Was SPX rally from 2009 lows based off of QE?

Quantitative easing mainly known as “QE program” was the biggest emergency economic stimulus in the history. The U.S. Federal Reserve’s once-in-a-lifetime program to buy immense piles of bonds, month after month, in an extraordinary effort to restart a recession-deadened economy came to an end in October 2014 after adding more than $3.5 trillion to the Fed’s balance sheet, an amount roughly equal to the size of the German economy. The bond-buying program, called quantitative easing or QE, had been controversial since its start in 2009, as had the Fed’s decision in 2013 to gradually reduce the monthly economic boost, a plan that became known as the taper. Whether the Fed tapered too soon, given global economic weakness, or too late, given signs of bubbles in some markets, was hotly debated. But even after the taper’s end the Fed continued to pump support into the economy the old-fashioned way, by holding its interest rates near zero for about up till by the end of 2015. Below is the Federal Reserve Total Assets Chart:


In the months after the crisis, the Fed bought $1.75 trillion in bonds. In 2010, with the recovery flagging, it bought $600 billion more in what was called “QE2″. In September 2012, with joblessness stubbornly high, the bank began snapping up $85 billion a month in Treasuries and mortgage-backed securities “QE3″. Unlike earlier rounds, the Fed’s purchase plan was described as open-ended, with officials saying it would continue until the labor market “improved substantially.” The idea was that reducing the bond purchases gradually that is, tapering them off would make clear that the central bank would continue to offer support for the economy, just at lower levels. While many of traders believes that Federal Reserve Bond-buying program caused the SPX to rally from 2009, however we at Elliottwave-Forecast.Com see that rally differently as we believe Technicals runs ahead of the Fundamentals.

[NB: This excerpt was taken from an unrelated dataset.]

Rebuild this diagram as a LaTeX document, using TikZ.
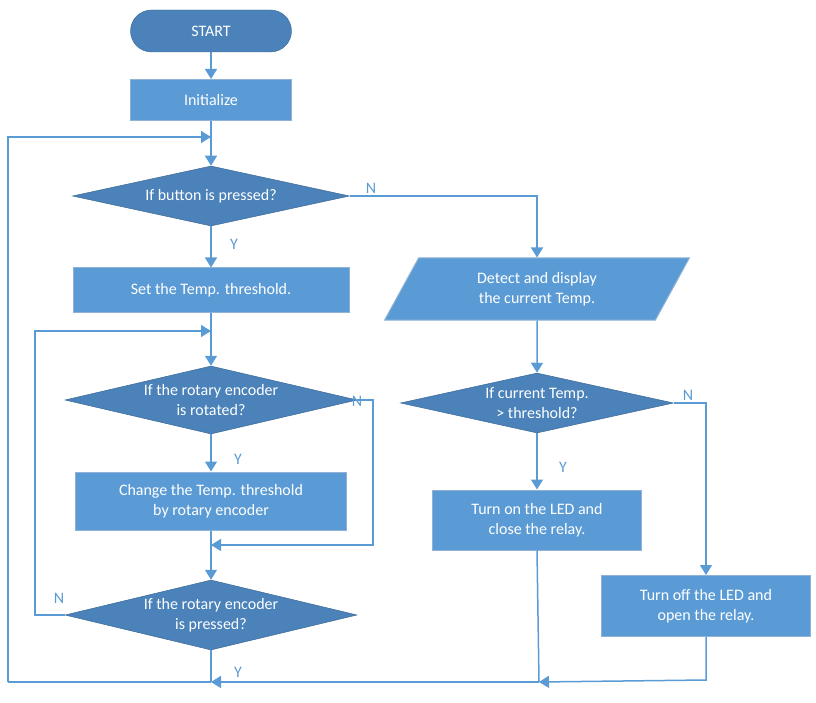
\documentclass[tikz,border=0pt]{standalone}
\usepackage{fontspec}
\setmainfont{Carlito}
\usetikzlibrary{shapes.geometric,arrows.meta}
\definecolor{dk}{HTML}{4A82B9}
\definecolor{lt}{HTML}{5B9BD5}
\definecolor{bd}{HTML}{8FB2D6}
\definecolor{ln}{HTML}{5B9BD5}
\begin{document}
\begin{tikzpicture}[x=1pt,y=-1pt,
  txt/.style={text=white,font=\fontsize{16}{20}\selectfont,align=center,inner sep=0},
  proc/.style={txt,rectangle,fill=lt,draw=bd,line width=1pt},
  dec/.style={txt,diamond,aspect=4.6,fill=dk,draw=dk!80!black,line width=0.5pt},
  lbl/.style={text=lt,font=\fontsize{16}{20}\selectfont},
  ar/.style={draw=ln,line width=1.5pt,-{Triangle[width=12pt,length=10pt]}},
  ln/.style={draw=ln,line width=1.5pt}]
\useasboundingbox (0,0) rectangle (816,703);
\node[txt,rounded corners=21pt,fill=dk,draw=dk!80!black,minimum width=161pt,minimum height=42pt] (start) at (211,31) {START};
\node[proc,minimum width=161pt,minimum height=41pt] (init) at (211,100) {Initialize};
\node[dec,minimum width=277pt,minimum height=60pt] (d1) at (211,196) {If button is pressed?};
\node[proc,minimum width=276pt,minimum height=44pt] (set) at (211,290) {Set the Temp. threshold.};
\node[dec,minimum width=292pt,minimum height=68pt] (d2) at (211,400) {If the rotary encoder\\is rotated?};
\node[proc,minimum width=271pt,minimum height=58pt] (chg) at (211,501) {Change the Temp. threshold\\by rotary encoder};
\node[dec,minimum width=292pt,minimum height=70pt] (d3) at (211,615) {If the rotary encoder\\is pressed?};
\node[txt,trapezium,trapezium left angle=63,trapezium right angle=117,fill=lt,draw=bd,line width=1pt,minimum width=305pt,minimum height=62pt,trapezium stretches=true] (det) at (537,289) {Detect and display\\the current Temp.};
\node[dec,minimum width=273pt,minimum height=60pt] (d4) at (537,403) {If current Temp.\\> threshold?};
\node[proc,minimum width=209pt,minimum height=60pt] (on) at (537,520) {Turn on the LED and\\close the relay.};
\node[proc,minimum width=209pt,minimum height=61pt] (off) at (706,606) {Turn off the LED and\\open the relay.};
\coordinate (j1) at (211,137);
\coordinate (j2) at (211,331);
\coordinate (j3) at (211,545);
\coordinate (j4) at (211,682);
\coordinate (j5) at (539,682);
\draw[ar] (start) -- (init);
\draw[ar] (init) -- (d1);
\draw[ar] (8,682) -- (8,137) -- (j1);
\draw[ar] (d1) -- (set);
\draw[ar] (d1.east) -| (det.north);
\draw[ar] (set) -- (d2);
\draw[ar] (d2) -- (chg);
\draw[ar] (chg) -- (d3);
\draw[ar] (d2.east) -- (373,400) -- (373,545) -- (j3);
\draw[ar] (d3.west) -- (35,615) -- (35,331) -- (j2);
\draw[ln] (d3.south) -- (j4);
\draw[ln] (j4) -- (8,682);
\draw[ar] (det) -- (d4);
\draw[ar] (d4) -- (on);
\draw[ar] (d4.east) -| (off.north);
\draw[ln] (on.south) -- (j5);
\draw[ar] (j5) -- (j4);
\draw[ar] (off.south) -- (706,680) -- (j5);
\node[lbl] at (371,188) {N};
\node[lbl] at (234,244) {Y};
\node[lbl] at (357,401) {N};
\node[lbl] at (238,459) {Y};
\node[lbl] at (59,598) {N};
\node[lbl] at (238,672) {Y};
\node[lbl] at (688,395) {N};
\node[lbl] at (563,467) {Y};
\end{tikzpicture}
\end{document}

Below is the SPX monthly chart, in which we identify a 5 wave decline from 2007 peak to the low seen in 2009. Elliott Wave Theory states after completion of a 5 wave structure, at least a 3 wave reaction should happen in the opposite direction. This means after reaching a low in March 2009, regardless of the QE, market was due a bounce in 3 waves at least ideally toward the the 50 – 61.8 Fibonacci retracement area of the 5 wave decline (1120 – 1127). This was our initial expectation which was met in May 2011 (1370.58) as Index reached 61.8 Fibonacci retracement of the decline from 2007 peak. Followed by a drop to 1074 in October 2011, market started rallying again and made new highs above May 2011 peak (1370.578) which put the next logical extension target above 2007 peak suggesting 5 wave decline was not first leg of the correction but part of an expanded FLAT correction which started in the year 2000. Chart below shows the sub-divisions of the expanded FLAT structure.

SPX Monthly blog20160329112628


Elliott wave Flat patterns are one of the common structures now a days, in today’s blog we will identify Elliott wave Expanded Flat structure in SPX monthly chart that unfolded from 2000 peak to 2009 lows, which almost lasted  9 years into the correction. Elliott wave Expanded Flat structure is a 3 wave pattern which inner subdivision consist of  ( 3 – 3 – 5 ) sequence structure, which mainly labelled as  A, B, C , Where wave A and B can be any form of corrective structure for example double three, Zigzag , Triple three etc. While wave C is always a 5 wave structure, which could be either motive impulse or ending diagonal pattern. Also it is important to note that wave B, will always complete above wave A starting point peak and wave C always ends below the starting point of wave A, where potential target area of wave C comes at 161.8% extension area of wave A and B but usually it also ends in between 100%-123.6% extension area as well.

Monthly Chart of $SPX (posted above) shows  wave “a” and “b” to have unfolded as double three structure i.e. ((W))-((X))-((Y)) and wave c as a 5 wave impulse. Important to note that wave “b” bounce took the previous wave “a” starting point and wave “c” lower took the wave “a” low before completing the structure and starting the bounce. There are 3 Different types of Flat structures which exist in the market, which can be identified by knowing the difference in their overall shapes and structures, Flat can be occur in any degree of cycle either bullish or bearish trend.